The easiest way to conceptualise Compassionate Communities is to think about them in terms of two major components. The first is the naturally occurring supportive network that surround all of us. If we think about the people who are really close to us, we might count up to anywhere between two and 20, or even 50 people, depending on our life circumstances and our personalities. Our inner network will include family members, friends, neighbours or workplace colleagues. Our outer network is made up of people who we may count as friends or acquaintances and interact with informally. When we start to add up the numbers of people who make up our outer networks, this might be anything from 10 to 200 people or more.
The second component of Compassionate Communities is made up of the communities we live in. It consists of people we do not know directly but nevertheless surround us. We may identify these as a workplace community, a religious community, a sports club, schools, institutions and others within and beyond our neighbourhoods. These communities already exist. We do not need to create them.
Creation of new community resources (assets) comes from both listening to the community to see what is needed as well as making specific suggestions to meet identified needs. These are resources that are particularly useful to help meet the demands of caring for those who are undergoing the experiences of death, dying, loss and caregiving. It is vitally important to ensure that the principles of participatory development are used when building new community resources and capacities. Community development is best done by the community itself, rather than it being something done to a community. In addition, it is also important to make sure that dependency on professional services and finances is not built into anything that is started. If this happens, when the professional support or finances disappear, so does the community resource.
On the other hand, professional services can benefit substantially from embracing a Compassionate Communities (CC) approach. Bringing CC into routine clinical care expands the range of help that clinicians can give by connecting patients to the supportive network and services. The two major areas where clinicians can bring this into routine consultations are network enhancement and linkage to community resource through the use of a service directory.
Compassionate communities consist of naturally occurring supportive networks combined with the wealth of community resource to be found in neighbourhoods, workplaces, educational institutions or any place where people gather. Enhancing the compassionate activities of these groups and networks is an intentional act that is part of a compassionate community programme. Activating these communities can bring immense benefit to the people involved, both those receiving and giving support. Professional health and social care services can work in union and harmony with compassionate communities. If they do so, they will have an enormous resource which will help the people they serve in ways not possible for professional services alone.
Compassionate Cities – dedicated to creating Compassionate Communities
Compassionate Cities are specific communities bounded by city borders and its governance bodies that publicly encourage, facilitate, support and celebrate care for one another during life’s most testing moments and experiences, especially those pertaining to life-threatening and life-limiting illness, chronic disability, frail ageing and dementia, grief and bereavement, and the trials and burdens of long-term care. Though local government always strives to maintain and strengthen quality services for the most fragile and vulnerable, serious personal crises of illness, dying, death and loss may happen to anyone at any time during the normal course our lives. A compassionate city is a community that recognizes and addresses this.

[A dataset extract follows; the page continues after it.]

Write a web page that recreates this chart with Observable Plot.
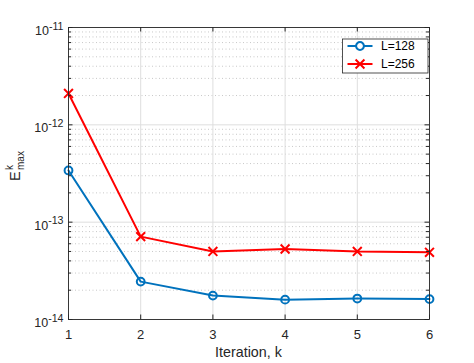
<!DOCTYPE html>
<html><head><meta charset="utf-8">
<script src="https://cdn.jsdelivr.net/npm/d3@7"></script>
<script src="https://cdn.jsdelivr.net/npm/@observablehq/plot@0.6"></script>
<style>
body{margin:0;background:#fff;}
svg{font-family:"Liberation Sans",Arial,Helvetica,sans-serif;}
</style>
</head><body><div id="chart"></div>
<script>
// ---- data ----
const iterations = [1, 2, 3, 4, 5, 6];
const l128 = [3.4e-13, 2.45e-14, 1.76e-14, 1.6e-14, 1.64e-14, 1.62e-14];
const l256 = [2.1e-12, 7.1e-14, 5.0e-14, 5.3e-14, 5.0e-14, 4.9e-14];
const seriesNames = ["L=128", "L=256"];
const seriesColors = ["#0072BD", "#FF0000"];
const yMajorTicks = [1e-14, 1e-13, 1e-12, 1e-11];
const yMinorTicks = yMajorTicks.slice(0, -1).flatMap(d => [2,3,4,5,6,7,8,9].map(m => m * d));
const xLabel = "Iteration, k";

const rows128 = iterations.map((k, i) => ({k, v: l128[i]}));
const rows256 = iterations.map((k, i) => ({k, v: l256[i]}));

const W = 474, H = 363, mL = 68, mR = 45, mT = 27, mB = 44;
const pw = W - mL - mR, ph = H - mT - mB;
const ink = "#262626";

const chart = Plot.plot({
  width: W, height: H,
  marginLeft: mL, marginRight: mR, marginTop: mT, marginBottom: mB,
  style: {fontFamily: '"Liberation Sans",Arial,sans-serif', fontSize: "13px", color: ink, background: "#fff", overflow: "visible"},
  x: {domain: [1, 6]},
  y: {type: "log", domain: [1e-14, 1e-11]},
  marks: [
    Plot.ruleY(yMinorTicks, {stroke: "#c8c8c8", strokeDasharray: "1,2.5"}),
    Plot.ruleY(yMajorTicks, {stroke: "#dedede"}),
    Plot.ruleX(iterations, {stroke: "#dedede"}),
    Plot.line(rows128, {x: "k", y: "v", stroke: seriesColors[0], strokeWidth: 2}),
    Plot.dot(rows128, {x: "k", y: "v", symbol: "circle", r: 3.9, stroke: seriesColors[0], strokeWidth: 2, fill: "none"}),
    Plot.line(rows256, {x: "k", y: "v", stroke: seriesColors[1], strokeWidth: 2}),
    Plot.dot(rows256, {x: "k", y: "v", symbol: "times", r: 4.1, stroke: seriesColors[1], strokeWidth: 2}),
    Plot.frame({stroke: ink, strokeWidth: 0.9}),
    // inward ticks (left / right / bottom / top)
    Plot.tickY(yMajorTicks, {insetRight: pw - 4.5, stroke: ink}),
    Plot.tickY(yMinorTicks, {insetRight: pw - 3, stroke: ink}),
    Plot.tickY(yMajorTicks, {insetLeft: pw - 4.5, stroke: ink}),
    Plot.tickY(yMinorTicks, {insetLeft: pw - 3, stroke: ink}),
    Plot.tickX(iterations, {insetTop: ph - 4.5, stroke: ink}),
    Plot.tickX(iterations, {insetBottom: ph - 4.5, stroke: ink}),
    Plot.axisX({ticks: iterations, tickSize: 0, tickPadding: 10.5, label: null, fontSize: 13,
      tickFormat: d => String(d)}),
    Plot.axisY({ticks: yMajorTicks, tickSize: 0, tickPadding: 5, label: null, fontSize: 12.5,
      tickFormat: d => "10^" + Math.round(Math.log10(d))})
  ]
});
document.getElementById("chart").appendChild(chart);

const svg = d3.select(chart);
// superscript exponents on y tick labels
svg.selectAll('g[aria-label="y-axis tick label"] text').each(function() {
  const t = d3.select(this);
  const [base, exp] = t.text().split("^");
  t.text(null);
  t.append("tspan").attr("dy", "0.28em").text(base);
  t.append("tspan").attr("dy", "-0.5em").attr("font-size", "0.85em").text(exp);
});

// x label
svg.append("text")
  .attr("x", mL + pw / 2).attr("y", 357)
  .attr("text-anchor", "middle").attr("fill", ink)
  .style("font-size", "14.3px")
  .text(xLabel);

// y label E^k_max
const yl = svg.append("text")
  .attr("transform", "translate(20,181) rotate(-90)")
  .attr("text-anchor", "start")
  .attr("fill", ink).style("font-size", "14.3px");
yl.append("tspan").attr("x", 0).attr("y", 0).text("E");
yl.append("tspan").attr("x", 11).attr("y", -7.5).style("font-size", "10px").text("k");
yl.append("tspan").attr("x", 11).attr("y", 3.5).style("font-size", "10px").text("max");

// legend
const lg = svg.append("g").attr("transform", "translate(342.5,39)");
lg.append("rect").attr("width", 85.5).attr("height", 34).attr("fill", "#fff").attr("stroke", ink).attr("stroke-width", 0.8);
const rowsY = [7, 25];
const sym = [d3.symbol(d3.symbolCircle, Math.PI * 3.9 * 3.9), d3.symbol(d3.symbolTimes, Math.PI * 4.1 * 4.1)];
seriesNames.forEach((name, i) => {
  const g = lg.append("g").attr("transform", `translate(0,${rowsY[i]})`);
  g.append("line").attr("x1", 5).attr("x2", 30).attr("stroke", seriesColors[i]).attr("stroke-width", 2);
  g.append("path").attr("transform", "translate(17.5,0)").attr("d", sym[i]())
    .attr("fill", i === 0 ? "#fff" : "none").attr("stroke", seriesColors[i]).attr("stroke-width", 2);
  g.append("text").attr("x", 38.5).attr("dy", "0.36em").attr("text-anchor", "start")
    .style("font-size", "12px").attr("fill", "#000").text(name);
});
</script>
</body></html>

While Compassionate Communities focus mostly on neighbourhoods, Compassionate Cities tend to be densely-populated urban organisations with complex and interlocking social sectors. Compassionate cities range from populations in the tens of thousands to those over one million in size and they employ different models of social organisation but all of them have a ‘steering committee’– a central body of people who meet on a regular basis to discuss plans to make their city an active contributor and participant in end of life care.
Compassionate Communities draw from the Compassionate City Charter, which describes 13 social changes to the key institutions and activities of cities to create a city which “publicly encourages, facilitates, supports and celebrates care for one another during life’s most testing moments and experiences, especially those pertaining to life-threatening and life-limiting illness, chronic disability, frail ageing and dementia, grief and bereavement, and the trials and burdens of long term care.”